Legendary Ethiopian comes out on top in “Queen versus Emperor” race at the Vienna Half-marathon
The organisers of the Vienna Half-marathon had attracted two of the biggest names in the business – Paula Radcliffe and Haile Gebrselassie – and faced them off against one another in a unique take on racing.
Radcliffe, the marathon world record-holder, was to set off first, 7:52 ahead of former marathon world record-holder Gebrselassie – the difference being based on the gap between their respective personal bests.
The Briton had tried not to raise expectations in the days leading up to the race, telling Athletics Weekly last week that she wasn’t expecting fireworks and would be happy with 68 or 69 minutes.
“I want to enjoy it as I haven’t raced for a while,” said Radcliffe, who recently came down with bronchitis and pleurisy. “I’s just preparation for the Olympics.”
But her condition affected her more than she thought it would and after a solid opening 5km of 16:13, Radcliffe’s pace slowed somewhat and she was passed by a sprightly-looking Gebrselassie after 15.3km.

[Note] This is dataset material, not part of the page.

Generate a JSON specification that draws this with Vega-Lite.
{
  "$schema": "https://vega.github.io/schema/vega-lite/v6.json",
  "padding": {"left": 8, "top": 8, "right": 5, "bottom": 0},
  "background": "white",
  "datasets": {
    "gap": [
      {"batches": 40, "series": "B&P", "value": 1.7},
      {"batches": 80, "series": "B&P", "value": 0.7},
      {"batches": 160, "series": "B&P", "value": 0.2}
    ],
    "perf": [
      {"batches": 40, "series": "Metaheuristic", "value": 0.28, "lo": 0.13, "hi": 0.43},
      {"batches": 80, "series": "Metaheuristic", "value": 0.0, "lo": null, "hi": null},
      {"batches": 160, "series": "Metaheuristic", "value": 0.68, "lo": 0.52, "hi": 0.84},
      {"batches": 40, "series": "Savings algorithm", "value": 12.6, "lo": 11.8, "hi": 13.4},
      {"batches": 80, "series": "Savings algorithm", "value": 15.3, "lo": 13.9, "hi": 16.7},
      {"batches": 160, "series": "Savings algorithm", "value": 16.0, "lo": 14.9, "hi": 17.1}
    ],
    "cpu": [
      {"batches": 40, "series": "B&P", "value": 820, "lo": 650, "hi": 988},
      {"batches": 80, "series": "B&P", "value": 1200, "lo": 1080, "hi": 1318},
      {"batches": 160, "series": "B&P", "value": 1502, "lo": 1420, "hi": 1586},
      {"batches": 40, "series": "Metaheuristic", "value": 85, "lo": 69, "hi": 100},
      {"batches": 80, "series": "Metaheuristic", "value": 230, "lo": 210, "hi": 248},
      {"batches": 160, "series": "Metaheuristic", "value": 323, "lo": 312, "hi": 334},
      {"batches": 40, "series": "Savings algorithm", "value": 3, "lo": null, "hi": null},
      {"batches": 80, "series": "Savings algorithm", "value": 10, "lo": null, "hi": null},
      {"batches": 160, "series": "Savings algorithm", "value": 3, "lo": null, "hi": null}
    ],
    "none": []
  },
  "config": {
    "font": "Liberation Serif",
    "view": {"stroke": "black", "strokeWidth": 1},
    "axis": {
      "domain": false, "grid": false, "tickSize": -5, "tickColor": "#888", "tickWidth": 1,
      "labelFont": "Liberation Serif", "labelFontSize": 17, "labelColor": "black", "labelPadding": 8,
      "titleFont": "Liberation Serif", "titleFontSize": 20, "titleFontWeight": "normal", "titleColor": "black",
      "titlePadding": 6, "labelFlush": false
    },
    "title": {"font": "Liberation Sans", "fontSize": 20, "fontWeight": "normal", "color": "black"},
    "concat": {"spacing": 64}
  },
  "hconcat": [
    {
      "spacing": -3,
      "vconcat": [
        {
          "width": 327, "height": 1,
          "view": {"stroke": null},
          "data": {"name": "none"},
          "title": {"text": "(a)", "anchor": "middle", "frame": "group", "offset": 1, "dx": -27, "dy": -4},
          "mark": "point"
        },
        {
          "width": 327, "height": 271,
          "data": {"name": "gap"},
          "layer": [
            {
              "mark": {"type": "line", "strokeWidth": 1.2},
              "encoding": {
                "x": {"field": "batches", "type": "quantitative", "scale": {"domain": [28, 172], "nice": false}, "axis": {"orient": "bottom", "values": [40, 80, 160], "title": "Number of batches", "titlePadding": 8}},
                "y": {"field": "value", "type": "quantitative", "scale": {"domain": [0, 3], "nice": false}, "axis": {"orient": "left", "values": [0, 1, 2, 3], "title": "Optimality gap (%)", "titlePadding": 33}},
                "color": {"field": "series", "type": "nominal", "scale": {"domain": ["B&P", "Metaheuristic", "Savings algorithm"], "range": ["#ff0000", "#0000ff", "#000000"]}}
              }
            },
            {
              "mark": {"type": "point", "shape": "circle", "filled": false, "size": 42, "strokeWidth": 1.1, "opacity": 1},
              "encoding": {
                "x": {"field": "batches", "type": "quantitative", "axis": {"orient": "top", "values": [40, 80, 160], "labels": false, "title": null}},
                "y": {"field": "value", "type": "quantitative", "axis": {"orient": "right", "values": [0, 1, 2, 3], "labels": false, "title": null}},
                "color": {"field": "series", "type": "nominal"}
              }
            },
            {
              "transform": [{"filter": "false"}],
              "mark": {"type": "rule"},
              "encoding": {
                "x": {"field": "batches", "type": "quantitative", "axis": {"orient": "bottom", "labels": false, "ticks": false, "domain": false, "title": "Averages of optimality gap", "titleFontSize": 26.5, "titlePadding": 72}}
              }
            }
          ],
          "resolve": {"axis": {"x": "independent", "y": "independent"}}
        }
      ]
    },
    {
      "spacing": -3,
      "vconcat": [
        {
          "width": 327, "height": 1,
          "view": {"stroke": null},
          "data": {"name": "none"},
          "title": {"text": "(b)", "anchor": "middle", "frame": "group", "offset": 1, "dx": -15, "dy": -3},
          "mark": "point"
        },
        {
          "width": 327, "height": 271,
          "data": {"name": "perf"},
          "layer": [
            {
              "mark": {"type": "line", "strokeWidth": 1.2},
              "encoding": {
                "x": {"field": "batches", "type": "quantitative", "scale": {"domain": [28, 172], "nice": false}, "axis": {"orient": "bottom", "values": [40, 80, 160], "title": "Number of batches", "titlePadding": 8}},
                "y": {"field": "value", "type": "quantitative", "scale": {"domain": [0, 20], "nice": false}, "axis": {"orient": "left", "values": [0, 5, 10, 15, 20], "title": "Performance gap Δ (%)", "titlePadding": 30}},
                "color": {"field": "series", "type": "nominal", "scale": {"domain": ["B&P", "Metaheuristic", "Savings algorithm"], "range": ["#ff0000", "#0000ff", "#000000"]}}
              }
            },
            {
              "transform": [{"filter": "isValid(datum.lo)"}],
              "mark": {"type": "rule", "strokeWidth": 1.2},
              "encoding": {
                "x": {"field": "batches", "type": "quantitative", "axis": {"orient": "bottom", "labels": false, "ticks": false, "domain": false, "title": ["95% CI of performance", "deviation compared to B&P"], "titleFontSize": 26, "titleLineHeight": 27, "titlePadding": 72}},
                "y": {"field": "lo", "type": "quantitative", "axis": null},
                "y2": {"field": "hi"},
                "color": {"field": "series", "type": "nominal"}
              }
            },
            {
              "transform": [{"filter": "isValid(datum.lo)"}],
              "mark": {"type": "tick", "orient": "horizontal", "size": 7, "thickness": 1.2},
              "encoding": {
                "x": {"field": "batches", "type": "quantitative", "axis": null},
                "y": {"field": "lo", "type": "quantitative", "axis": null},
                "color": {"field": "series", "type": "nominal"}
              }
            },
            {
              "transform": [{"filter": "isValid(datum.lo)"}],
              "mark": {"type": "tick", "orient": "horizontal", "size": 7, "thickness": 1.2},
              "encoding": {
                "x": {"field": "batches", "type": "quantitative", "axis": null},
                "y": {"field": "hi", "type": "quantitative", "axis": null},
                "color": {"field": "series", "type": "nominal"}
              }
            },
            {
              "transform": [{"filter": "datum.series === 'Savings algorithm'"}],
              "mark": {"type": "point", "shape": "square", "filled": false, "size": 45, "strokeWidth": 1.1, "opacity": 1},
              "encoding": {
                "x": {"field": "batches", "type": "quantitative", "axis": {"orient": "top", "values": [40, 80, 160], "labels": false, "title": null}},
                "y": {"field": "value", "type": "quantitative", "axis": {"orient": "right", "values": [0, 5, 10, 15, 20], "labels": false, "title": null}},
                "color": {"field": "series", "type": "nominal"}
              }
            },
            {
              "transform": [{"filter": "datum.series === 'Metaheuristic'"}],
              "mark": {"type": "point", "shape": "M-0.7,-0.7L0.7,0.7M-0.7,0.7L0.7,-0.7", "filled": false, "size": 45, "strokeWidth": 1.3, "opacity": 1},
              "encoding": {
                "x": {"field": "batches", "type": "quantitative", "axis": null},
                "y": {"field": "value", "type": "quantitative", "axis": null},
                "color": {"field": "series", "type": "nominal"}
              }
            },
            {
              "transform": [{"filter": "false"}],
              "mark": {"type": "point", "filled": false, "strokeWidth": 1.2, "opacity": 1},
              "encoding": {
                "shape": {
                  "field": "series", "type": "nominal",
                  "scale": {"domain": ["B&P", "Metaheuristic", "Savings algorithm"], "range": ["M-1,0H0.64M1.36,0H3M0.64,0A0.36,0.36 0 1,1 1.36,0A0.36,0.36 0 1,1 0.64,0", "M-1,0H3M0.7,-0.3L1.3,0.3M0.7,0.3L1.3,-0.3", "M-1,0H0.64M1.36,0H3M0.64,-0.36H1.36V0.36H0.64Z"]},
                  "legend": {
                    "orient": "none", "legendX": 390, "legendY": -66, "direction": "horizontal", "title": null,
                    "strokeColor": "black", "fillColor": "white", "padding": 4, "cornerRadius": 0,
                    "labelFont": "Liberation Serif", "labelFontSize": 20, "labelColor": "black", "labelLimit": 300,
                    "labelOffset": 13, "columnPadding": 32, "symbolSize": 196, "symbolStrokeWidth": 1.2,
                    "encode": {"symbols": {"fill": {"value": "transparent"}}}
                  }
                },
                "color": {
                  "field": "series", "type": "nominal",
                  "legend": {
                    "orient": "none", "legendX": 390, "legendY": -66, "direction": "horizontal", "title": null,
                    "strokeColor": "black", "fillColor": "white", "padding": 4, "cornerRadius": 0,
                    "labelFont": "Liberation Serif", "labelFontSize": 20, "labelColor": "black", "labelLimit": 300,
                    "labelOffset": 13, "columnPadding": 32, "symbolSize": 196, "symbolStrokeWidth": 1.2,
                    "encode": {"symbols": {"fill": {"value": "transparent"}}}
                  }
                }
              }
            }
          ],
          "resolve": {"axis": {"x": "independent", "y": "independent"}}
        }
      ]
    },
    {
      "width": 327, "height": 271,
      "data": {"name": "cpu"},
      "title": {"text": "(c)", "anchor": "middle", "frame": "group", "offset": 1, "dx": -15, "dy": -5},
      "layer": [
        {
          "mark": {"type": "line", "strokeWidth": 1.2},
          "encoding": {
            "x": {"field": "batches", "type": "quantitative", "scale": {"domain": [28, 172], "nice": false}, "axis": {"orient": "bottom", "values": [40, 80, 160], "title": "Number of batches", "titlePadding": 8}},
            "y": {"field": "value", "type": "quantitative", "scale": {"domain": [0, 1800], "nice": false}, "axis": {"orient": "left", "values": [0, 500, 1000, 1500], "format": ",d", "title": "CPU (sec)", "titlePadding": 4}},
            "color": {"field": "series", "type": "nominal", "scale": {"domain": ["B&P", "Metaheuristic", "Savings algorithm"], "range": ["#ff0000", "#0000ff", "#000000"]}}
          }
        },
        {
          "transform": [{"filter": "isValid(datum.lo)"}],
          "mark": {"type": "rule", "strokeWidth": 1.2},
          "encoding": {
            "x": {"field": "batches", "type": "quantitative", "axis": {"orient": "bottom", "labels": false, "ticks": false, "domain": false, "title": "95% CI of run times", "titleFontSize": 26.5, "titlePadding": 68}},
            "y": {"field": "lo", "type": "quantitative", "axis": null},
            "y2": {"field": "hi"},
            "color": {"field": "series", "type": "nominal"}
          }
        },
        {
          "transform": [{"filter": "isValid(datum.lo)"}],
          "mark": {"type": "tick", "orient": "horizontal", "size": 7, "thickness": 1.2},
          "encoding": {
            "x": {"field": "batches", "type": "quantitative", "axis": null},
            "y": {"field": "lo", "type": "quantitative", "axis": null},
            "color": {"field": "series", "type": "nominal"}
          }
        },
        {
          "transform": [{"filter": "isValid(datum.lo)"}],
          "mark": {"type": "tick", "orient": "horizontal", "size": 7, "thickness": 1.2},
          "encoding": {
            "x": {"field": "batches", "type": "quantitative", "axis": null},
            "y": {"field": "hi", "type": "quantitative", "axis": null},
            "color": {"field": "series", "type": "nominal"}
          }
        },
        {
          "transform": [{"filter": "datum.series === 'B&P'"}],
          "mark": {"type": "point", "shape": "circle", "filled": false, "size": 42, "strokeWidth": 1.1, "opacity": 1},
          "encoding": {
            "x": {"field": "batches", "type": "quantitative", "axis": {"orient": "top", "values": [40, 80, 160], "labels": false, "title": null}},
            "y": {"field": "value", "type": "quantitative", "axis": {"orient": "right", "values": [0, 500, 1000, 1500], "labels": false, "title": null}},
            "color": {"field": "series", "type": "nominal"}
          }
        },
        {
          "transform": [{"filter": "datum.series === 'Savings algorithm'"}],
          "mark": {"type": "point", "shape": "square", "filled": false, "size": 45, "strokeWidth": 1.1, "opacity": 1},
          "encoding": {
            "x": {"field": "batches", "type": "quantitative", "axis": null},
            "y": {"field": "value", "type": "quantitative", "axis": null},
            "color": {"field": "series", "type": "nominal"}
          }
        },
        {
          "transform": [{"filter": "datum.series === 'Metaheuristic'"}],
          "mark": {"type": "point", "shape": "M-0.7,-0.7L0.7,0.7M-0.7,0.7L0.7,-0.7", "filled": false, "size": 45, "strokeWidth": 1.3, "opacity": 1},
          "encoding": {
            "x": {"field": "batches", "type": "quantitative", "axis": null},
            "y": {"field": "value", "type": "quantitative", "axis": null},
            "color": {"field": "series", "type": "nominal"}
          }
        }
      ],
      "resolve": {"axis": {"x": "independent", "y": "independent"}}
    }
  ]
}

The 38-year-old Ethiopian crossed the line in 60:52, while Radcliffe followed a few minutes later with an official time of 72:03 – a course record, but her slowest ever half-marathon run and the first time she has not broken 70 minutes for the 13.1-mile distance.

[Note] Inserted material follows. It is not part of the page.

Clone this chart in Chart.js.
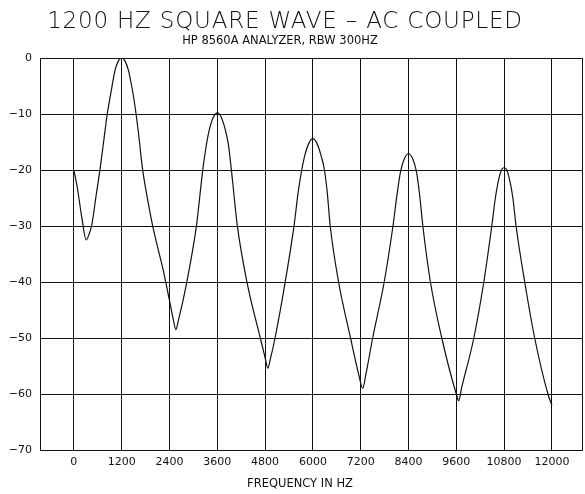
<!DOCTYPE html>
<html>
<head>
<meta charset="utf-8">
<script src="https://cdn.jsdelivr.net/npm/chart.js@4.4.1/dist/chart.umd.min.js"></script>
<style>
  html, body { margin: 0; padding: 0; background: #fff; }
  #wrap { position: relative; width: 585px; height: 494px; }
  .lbl { position: absolute; color: #111; white-space: nowrap; transform: translateX(-50%); }
  #title { left: 285px; top: 7px; font: 200 23px "DejaVu Sans", sans-serif; letter-spacing: 0.8px; }
  #subtitle { left: 280px; top: 33px; font: 11.5px "DejaVu Sans", sans-serif; }
  #xtitle { left: 300px; top: 476px; font: 11.5px "DejaVu Sans", sans-serif; }
</style>
</head>
<body>
<div id="wrap">
  <canvas id="chart" width="585" height="494"></canvas>
  <div class="lbl" id="title">1200 HZ SQUARE WAVE &ndash; AC COUPLED</div>
  <div class="lbl" id="subtitle">HP 8560A ANALYZER, RBW 300HZ</div>
  <div class="lbl" id="xtitle">FREQUENCY IN HZ</div>
</div>
<script>
// frequencies (Hz) and levels (dB)
var freqs = [0, 90, 200, 310, 380, 450, 560, 660, 750, 830, 930, 1030, 1110, 1200,
    1290, 1370, 1440, 1520, 1620, 1722, 1850, 1973, 2110, 2240, 2400, 2490, 2560, 2620,
    2830, 3080, 3160, 3240, 3320, 3400, 3500, 3600, 3700, 3800, 3880, 3950, 4020, 4100,
    4350, 4680, 4800, 4870, 4930, 5050, 5300, 5530, 5630, 5720, 5800, 5900, 6000,
    6100, 6200, 6290, 6360, 6435, 6645, 6945, 7150, 7250, 7330, 7500, 7790, 8010,
    8110, 8200, 8300, 8400, 8500, 8600, 8680, 8760, 8950, 9235, 9600, 9660, 9730,
    10040, 10290, 10490, 10580, 10670, 10740, 10800, 10860, 10930, 11020, 11100,
    11317, 11567, 11900, 12000];
var levels = [-20, -23.3, -28.5, -32.5, -31.5, -29.8, -24.5, -19.7, -14.8, -10.4, -6.2, -2.3, -0.6, 0,
    -0.6, -2.2, -4.6, -7.9, -13.3, -19.7, -25.2, -29.8, -34, -37.8, -43.3, -46.5, -48.5, -47,
    -40.2, -29.8, -24.8, -19.7, -15.8, -12.8, -10.6, -9.8, -10.6, -12.8, -15.5, -19.7, -24.5, -29.8,
    -40.2, -50, -53.5, -55.4, -53.8, -50, -40.2, -29.8, -24, -20, -17.3, -15.2, -14.4,
    -15.2, -17.3, -20, -24, -30, -40, -50, -56.5, -59, -56.5, -50, -40, -30,
    -24.5, -20.3, -17.9, -17.1, -17.9, -20.3, -24.5, -30, -40, -50, -60, -61.2, -59,
    -50, -40, -30, -25, -21.5, -19.9, -19.6, -19.9, -21.5, -25, -30,
    -40, -50, -60, -62];

var xTicks = [0, 1200, 2400, 3600, 4800, 6000, 7200, 8400, 9600, 10800, 12000];
var yTicks = [0, -10, -20, -30, -40, -50, -60, -70];

var points = freqs.map(function (f, i) { return { x: f, y: levels[i] }; });

var tickFont = { family: 'DejaVu Sans', size: 11 };

// outline of the plot area
var frame = {
    id: 'frame',
    afterDraw: function (chart) {
        var a = chart.chartArea, ctx = chart.ctx;
        ctx.save();
        ctx.strokeStyle = '#111';
        ctx.lineWidth = 1;
        ctx.strokeRect(a.left + 0.5, a.top + 0.5, a.right - a.left - 1, a.bottom - a.top);
        ctx.restore();
    }
};

new Chart(document.getElementById('chart'), {
    type: 'line',
    data: {
        datasets: [{
            data: points,
            borderColor: '#111',
            borderWidth: 1.2,
            pointRadius: 0,
            fill: false,
            cubicInterpolationMode: 'monotone'
        }]
    },
    options: {
        responsive: false,
        animation: false,
        layout: { padding: { top: 58, right: 2, bottom: 0, left: 0 } },
        plugins: { legend: { display: false }, tooltip: { enabled: false } },
        scales: {
            x: {
                type: 'linear',
                min: -850,
                max: 12780,
                afterBuildTicks: function (s) { s.ticks = xTicks.map(function (v) { return { value: v }; }); },
                afterFit: function (s) { s.height = 44; },
                grid: { color: '#111', lineWidth: 1, drawTicks: false },
                border: { display: false },
                ticks: {
                    color: '#111', font: tickFont, padding: 6, maxRotation: 0, autoSkip: false,
                    callback: function (v) { return String(v); }
                }
            },
            y: {
                min: -70,
                max: 0,
                afterBuildTicks: function (s) { s.ticks = yTicks.map(function (v) { return { value: v }; }); },
                afterFit: function (s) { s.width = 40; },
                grid: { color: '#111', lineWidth: 1, drawTicks: false },
                border: { display: false },
                ticks: {
                    color: '#111', font: tickFont, padding: 8,
                    callback: function (v) { return v < 0 ? '\u2212' + Math.abs(v) : String(v); }
                }
            }
        }
    },
    plugins: [frame]
});
</script>
</body>
</html>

Radcliffe looked upset and frustrated at the finish, but soon got back on her feet and appeared to say “I’m sorry” to the race organisers at the finish line before being embraced by Gebrselassie.
“It was really concerning,” admitted Radcliffe after the race. “I knew I wasn’t coming into the race in personal-best shape but I didn’t expect it to feel that bad.
“I guess first of all I just have to allow myself to recover and see how things go in training. It’s not as if there are not reasons, but even so I couldn’t have expected it to make that much difference.”
In Radcliffe’s last outing over the full marathon distance in Berlin just seven months ago, she went through half way in an easy-looking 70:30 before completing the race in 2:23:46. But today she was some way off that pace.
“I didn’t feel great at all – the first six or seven kilometres were OK but then my legs started to feel really heavy. I didn’t feel like I was struggling to breathe. My legs just wouldn’t work much better.
“After that it was a kind of lonely run, not feeling great. I was just trying to mentally switch off and keep going.
“Haile caught me a lot sooner than I would have had hoped and I’m disappointed with the time. I knew I wasn’t on top form after the last two weeks but I didn’t expect it to be that bad.”
Radcliffe was using this race as part of her preparations for the London Olympics. Although it did not go to plan, she had enjoyed a solid winter of training and still has several months in which to recover from her illness.
“The winter training has gone well. Things were good in Iten with the other British athletes there, but then I got a hamstring problem in the third week and had to go home to get it sorted and stopped faster sessions for a month. I then went to Albuquerque and I had five good weeks of training there, but then picked up bronchitis on my return.”